Required work ::
From the entries below, print exactly the span beginning with the line holding "Reproduce this chart" and ending with the line holding "ax.set_aspect('equal')", endpoints included, and skip any pictures.

Supplied material ::
-=-=-

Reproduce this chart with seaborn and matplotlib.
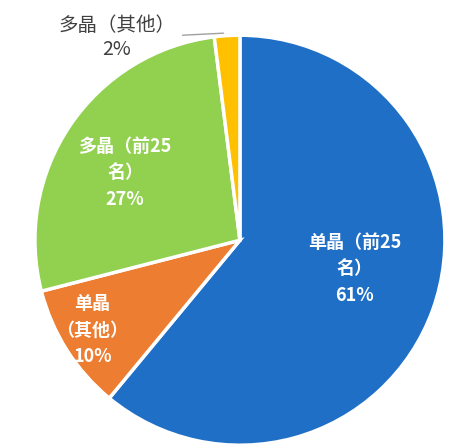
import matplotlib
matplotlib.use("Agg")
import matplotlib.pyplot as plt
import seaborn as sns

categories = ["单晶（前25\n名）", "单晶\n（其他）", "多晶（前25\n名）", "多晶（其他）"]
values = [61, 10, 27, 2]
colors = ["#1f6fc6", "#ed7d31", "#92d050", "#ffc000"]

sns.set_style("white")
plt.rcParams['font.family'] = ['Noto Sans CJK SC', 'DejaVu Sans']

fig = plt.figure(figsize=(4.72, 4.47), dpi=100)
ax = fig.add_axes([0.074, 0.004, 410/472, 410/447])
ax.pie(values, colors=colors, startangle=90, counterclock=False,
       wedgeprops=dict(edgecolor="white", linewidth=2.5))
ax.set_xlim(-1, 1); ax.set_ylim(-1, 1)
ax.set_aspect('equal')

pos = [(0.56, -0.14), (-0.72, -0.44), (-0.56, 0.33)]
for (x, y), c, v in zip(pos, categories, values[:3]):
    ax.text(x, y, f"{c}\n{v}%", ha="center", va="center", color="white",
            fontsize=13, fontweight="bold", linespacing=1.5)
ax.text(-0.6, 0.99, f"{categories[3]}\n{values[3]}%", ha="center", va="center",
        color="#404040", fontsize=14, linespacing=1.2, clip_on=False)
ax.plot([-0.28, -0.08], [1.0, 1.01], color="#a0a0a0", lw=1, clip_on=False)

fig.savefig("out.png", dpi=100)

-=-=-

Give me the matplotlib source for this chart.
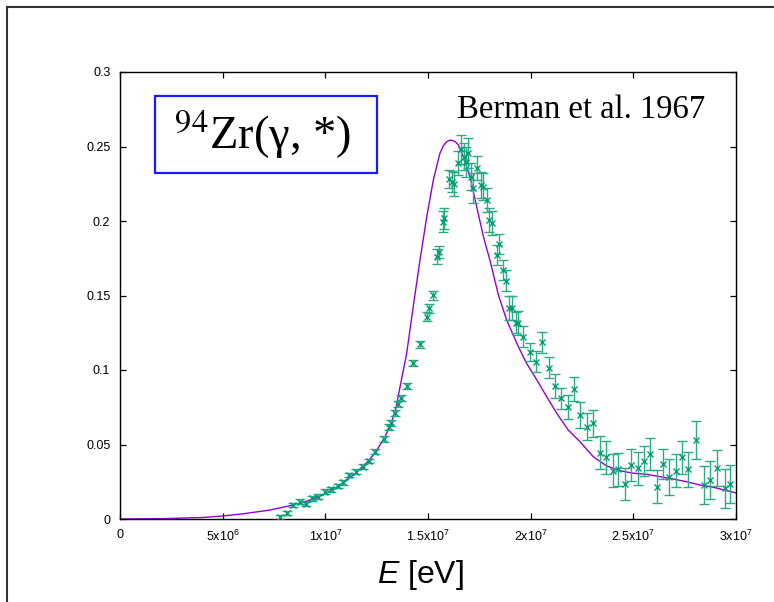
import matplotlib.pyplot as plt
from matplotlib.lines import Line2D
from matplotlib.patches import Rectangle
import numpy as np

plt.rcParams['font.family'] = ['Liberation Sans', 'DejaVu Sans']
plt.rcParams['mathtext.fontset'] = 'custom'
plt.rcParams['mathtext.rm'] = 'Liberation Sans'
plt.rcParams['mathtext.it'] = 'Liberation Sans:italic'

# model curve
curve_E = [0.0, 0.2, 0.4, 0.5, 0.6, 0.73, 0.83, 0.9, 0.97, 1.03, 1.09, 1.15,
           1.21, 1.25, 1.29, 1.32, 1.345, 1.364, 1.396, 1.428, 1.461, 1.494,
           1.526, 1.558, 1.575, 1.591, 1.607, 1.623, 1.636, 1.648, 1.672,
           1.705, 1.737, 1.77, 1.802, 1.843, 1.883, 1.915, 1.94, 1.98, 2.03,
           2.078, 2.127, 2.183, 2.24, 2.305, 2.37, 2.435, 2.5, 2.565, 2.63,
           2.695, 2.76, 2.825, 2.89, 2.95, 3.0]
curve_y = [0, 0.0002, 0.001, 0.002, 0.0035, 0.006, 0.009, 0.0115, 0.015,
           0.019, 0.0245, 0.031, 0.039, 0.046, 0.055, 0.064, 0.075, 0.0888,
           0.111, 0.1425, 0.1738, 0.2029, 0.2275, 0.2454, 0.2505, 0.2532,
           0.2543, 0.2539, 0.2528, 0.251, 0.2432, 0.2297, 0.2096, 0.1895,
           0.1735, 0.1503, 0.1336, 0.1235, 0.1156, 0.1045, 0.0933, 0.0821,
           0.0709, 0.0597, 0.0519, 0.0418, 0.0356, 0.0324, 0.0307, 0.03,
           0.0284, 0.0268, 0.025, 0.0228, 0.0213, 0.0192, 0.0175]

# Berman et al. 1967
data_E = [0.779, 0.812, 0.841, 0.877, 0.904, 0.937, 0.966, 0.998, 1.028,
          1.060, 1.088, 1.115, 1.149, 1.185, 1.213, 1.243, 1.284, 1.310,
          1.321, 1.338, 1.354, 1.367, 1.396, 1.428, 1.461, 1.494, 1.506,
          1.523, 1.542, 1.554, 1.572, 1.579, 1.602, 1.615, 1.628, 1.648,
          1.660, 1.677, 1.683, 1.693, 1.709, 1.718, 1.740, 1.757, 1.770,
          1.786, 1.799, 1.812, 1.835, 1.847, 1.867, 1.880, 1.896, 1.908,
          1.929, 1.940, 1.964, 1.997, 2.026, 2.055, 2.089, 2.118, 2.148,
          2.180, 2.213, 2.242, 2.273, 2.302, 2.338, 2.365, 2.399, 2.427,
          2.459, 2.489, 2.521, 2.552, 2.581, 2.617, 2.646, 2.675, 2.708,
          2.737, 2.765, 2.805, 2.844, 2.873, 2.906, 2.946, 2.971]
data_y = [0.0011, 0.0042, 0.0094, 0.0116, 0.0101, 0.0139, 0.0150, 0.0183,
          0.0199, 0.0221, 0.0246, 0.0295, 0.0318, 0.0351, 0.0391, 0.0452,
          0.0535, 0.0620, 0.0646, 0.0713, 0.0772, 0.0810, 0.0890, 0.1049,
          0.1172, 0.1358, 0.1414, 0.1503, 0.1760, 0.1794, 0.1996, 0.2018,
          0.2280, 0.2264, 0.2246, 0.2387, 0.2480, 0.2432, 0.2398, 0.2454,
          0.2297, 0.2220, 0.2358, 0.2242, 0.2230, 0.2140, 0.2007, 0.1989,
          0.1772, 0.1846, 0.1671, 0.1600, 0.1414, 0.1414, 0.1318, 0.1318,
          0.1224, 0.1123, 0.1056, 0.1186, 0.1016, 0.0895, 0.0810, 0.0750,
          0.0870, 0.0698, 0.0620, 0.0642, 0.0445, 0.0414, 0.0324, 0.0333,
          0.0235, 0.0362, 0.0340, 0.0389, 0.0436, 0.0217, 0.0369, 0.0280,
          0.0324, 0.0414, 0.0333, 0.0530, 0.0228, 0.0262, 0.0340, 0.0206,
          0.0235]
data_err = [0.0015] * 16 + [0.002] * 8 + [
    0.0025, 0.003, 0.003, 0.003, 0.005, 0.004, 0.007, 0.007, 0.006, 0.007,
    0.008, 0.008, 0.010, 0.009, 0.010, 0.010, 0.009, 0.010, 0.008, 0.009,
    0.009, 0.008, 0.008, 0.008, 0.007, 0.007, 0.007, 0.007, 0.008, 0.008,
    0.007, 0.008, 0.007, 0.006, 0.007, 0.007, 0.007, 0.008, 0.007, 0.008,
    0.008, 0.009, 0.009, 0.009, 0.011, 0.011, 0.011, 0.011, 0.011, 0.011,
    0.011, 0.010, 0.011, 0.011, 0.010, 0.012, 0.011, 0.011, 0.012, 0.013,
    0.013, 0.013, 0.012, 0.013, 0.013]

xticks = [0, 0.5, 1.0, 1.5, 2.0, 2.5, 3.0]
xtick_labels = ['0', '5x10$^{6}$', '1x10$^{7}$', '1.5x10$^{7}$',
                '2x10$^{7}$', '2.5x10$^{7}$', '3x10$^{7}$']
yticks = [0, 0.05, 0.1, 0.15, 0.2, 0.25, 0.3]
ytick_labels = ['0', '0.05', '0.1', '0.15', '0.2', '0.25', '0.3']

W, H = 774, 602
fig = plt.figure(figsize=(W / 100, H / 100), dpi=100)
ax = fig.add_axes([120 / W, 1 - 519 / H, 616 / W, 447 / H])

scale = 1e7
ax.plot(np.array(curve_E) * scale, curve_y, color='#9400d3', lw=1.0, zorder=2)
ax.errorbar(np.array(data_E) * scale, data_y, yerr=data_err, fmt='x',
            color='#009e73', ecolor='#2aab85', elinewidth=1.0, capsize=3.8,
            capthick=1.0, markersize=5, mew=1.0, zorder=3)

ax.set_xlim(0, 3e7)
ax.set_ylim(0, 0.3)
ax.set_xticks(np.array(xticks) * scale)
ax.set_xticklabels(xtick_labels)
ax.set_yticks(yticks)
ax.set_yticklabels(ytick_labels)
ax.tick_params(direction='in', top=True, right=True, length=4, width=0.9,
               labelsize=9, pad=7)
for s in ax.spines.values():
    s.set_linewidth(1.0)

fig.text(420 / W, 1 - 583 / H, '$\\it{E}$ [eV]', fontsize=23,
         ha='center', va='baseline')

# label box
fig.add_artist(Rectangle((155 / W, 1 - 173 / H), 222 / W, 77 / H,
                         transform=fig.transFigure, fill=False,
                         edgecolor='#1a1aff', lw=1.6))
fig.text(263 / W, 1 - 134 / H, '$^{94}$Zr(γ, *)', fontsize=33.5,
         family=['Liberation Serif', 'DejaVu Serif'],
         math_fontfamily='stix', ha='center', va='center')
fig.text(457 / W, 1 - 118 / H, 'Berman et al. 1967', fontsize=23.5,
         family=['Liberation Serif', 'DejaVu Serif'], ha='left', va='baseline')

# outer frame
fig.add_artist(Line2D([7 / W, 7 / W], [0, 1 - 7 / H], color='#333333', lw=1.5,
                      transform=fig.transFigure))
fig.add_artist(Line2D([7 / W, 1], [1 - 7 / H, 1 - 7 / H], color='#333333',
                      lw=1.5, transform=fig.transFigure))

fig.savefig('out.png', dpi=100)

-=-=-

Finished task ::
Reproduce this chart with seaborn and matplotlib.
import matplotlib
matplotlib.use("Agg")
import matplotlib.pyplot as plt
import seaborn as sns

categories = ["单晶（前25\n名）", "单晶\n（其他）", "多晶（前25\n名）", "多晶（其他）"]
values = [61, 10, 27, 2]
colors = ["#1f6fc6", "#ed7d31", "#92d050", "#ffc000"]

sns.set_style("white")
plt.rcParams['font.family'] = ['Noto Sans CJK SC', 'DejaVu Sans']

fig = plt.figure(figsize=(4.72, 4.47), dpi=100)
ax = fig.add_axes([0.074, 0.004, 410/472, 410/447])
ax.pie(values, colors=colors, startangle=90, counterclock=False,
       wedgeprops=dict(edgecolor="white", linewidth=2.5))
ax.set_xlim(-1, 1); ax.set_ylim(-1, 1)
ax.set_aspect('equal')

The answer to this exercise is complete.